Technical information
- Licensing authority: FCC
- Facility ID: 53592
- Class: B
- Power: 1,000 watts (day); 250 watts (night);
- Transmitter coordinates: 32°12′4″N 111°1′2″W﻿ / ﻿32.20111°N 111.01722°W

Links
- Public license information: Public file; LMS;
- Webcast: Listen live
- Website: wilkinsradio.com/our-stations/kgms-940am-tucson-az/

= KGMS =

Religious radio station in Tucson, Arizona

KGMS (940 AM) is a commercial radio station licensed to Tucson, Arizona, United States, and serving the Tucson metropolitan area. Owned by Robert and Luann Wilkins, through licensee Tucson Christian Radio, Inc., it carries a Christian format as part of the Wilkins Radio Network. KGMS is also simulcast on KNXN in Sierra Vista, Arizona, to provide coverage southeast of Tucson.

==History==
===Early years===
KGMS began as a request for a construction permit, filed in 1958 for a new station on 940 kHz in Tucson, Arizona. Prior to beginning operations, it was assigned the call letters KMBO in 1960 and KOBY in 1961. The station signed on the air on August 10, 1963, as KHOS and it aired a full service, country music format. KHOS was an affiliate of the ABC Information Radio Network.

On September 1, 1977, it switched to adult contemporary music and changed its call letters to KMGX. In July 1981, it flipped to a talk radio format as KNST. The KNST call letters and format were moved to 790 AM in April 1993. Meanwhile, 940 AM changed its call letters to KWFM. The next year the call sign was changed to KCEE, and the station became KGMS in 2001.

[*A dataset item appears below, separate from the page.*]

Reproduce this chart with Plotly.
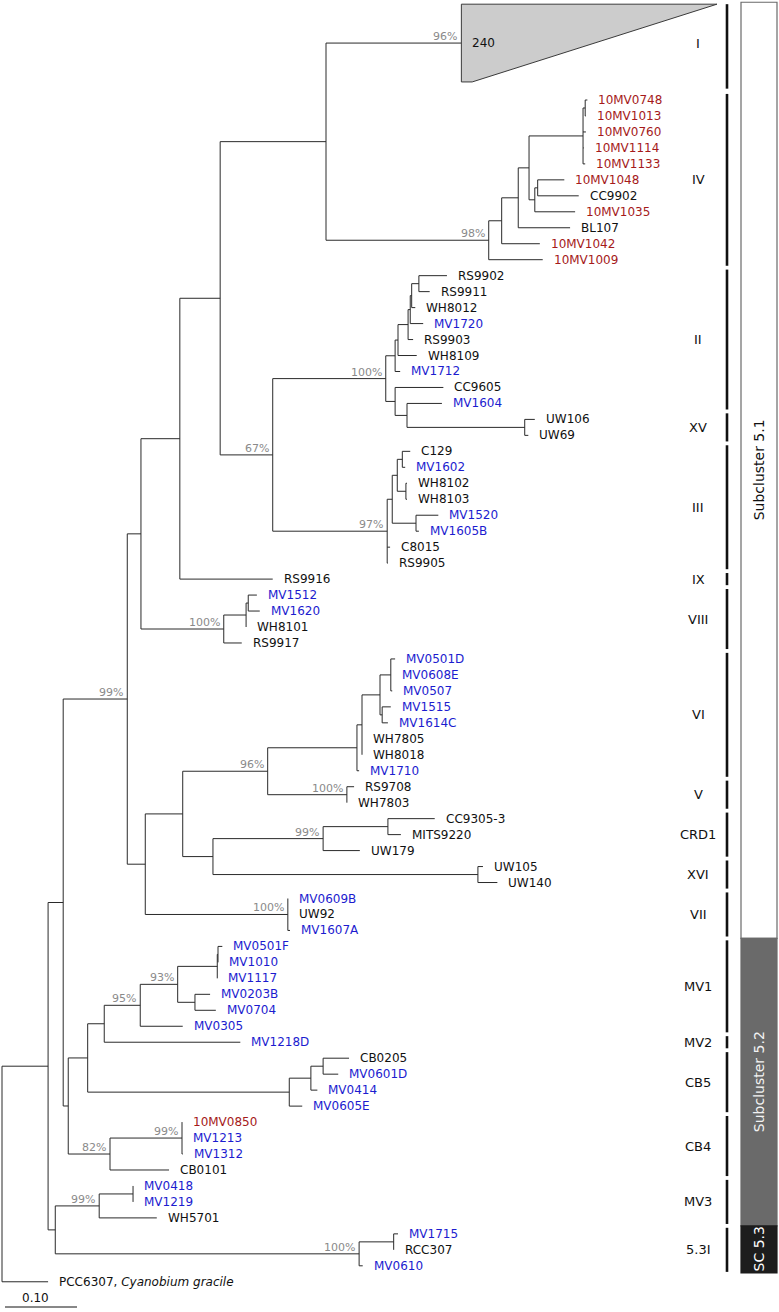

===Expanded Band assignment===
On March 17, 1997, the Federal Communications Commission (FCC) announced that 88 stations had been given permission to move to newly available "Expanded Band" transmitting frequencies, ranging from 1610 to 1700 kHz. KCEE was authorized to move from 940 kHz to 1630 kHz.

However, KCEE never procured the construction permit needed to implement the authorization, so the expanded band station was never built, and KCEE remained on 940 kHz.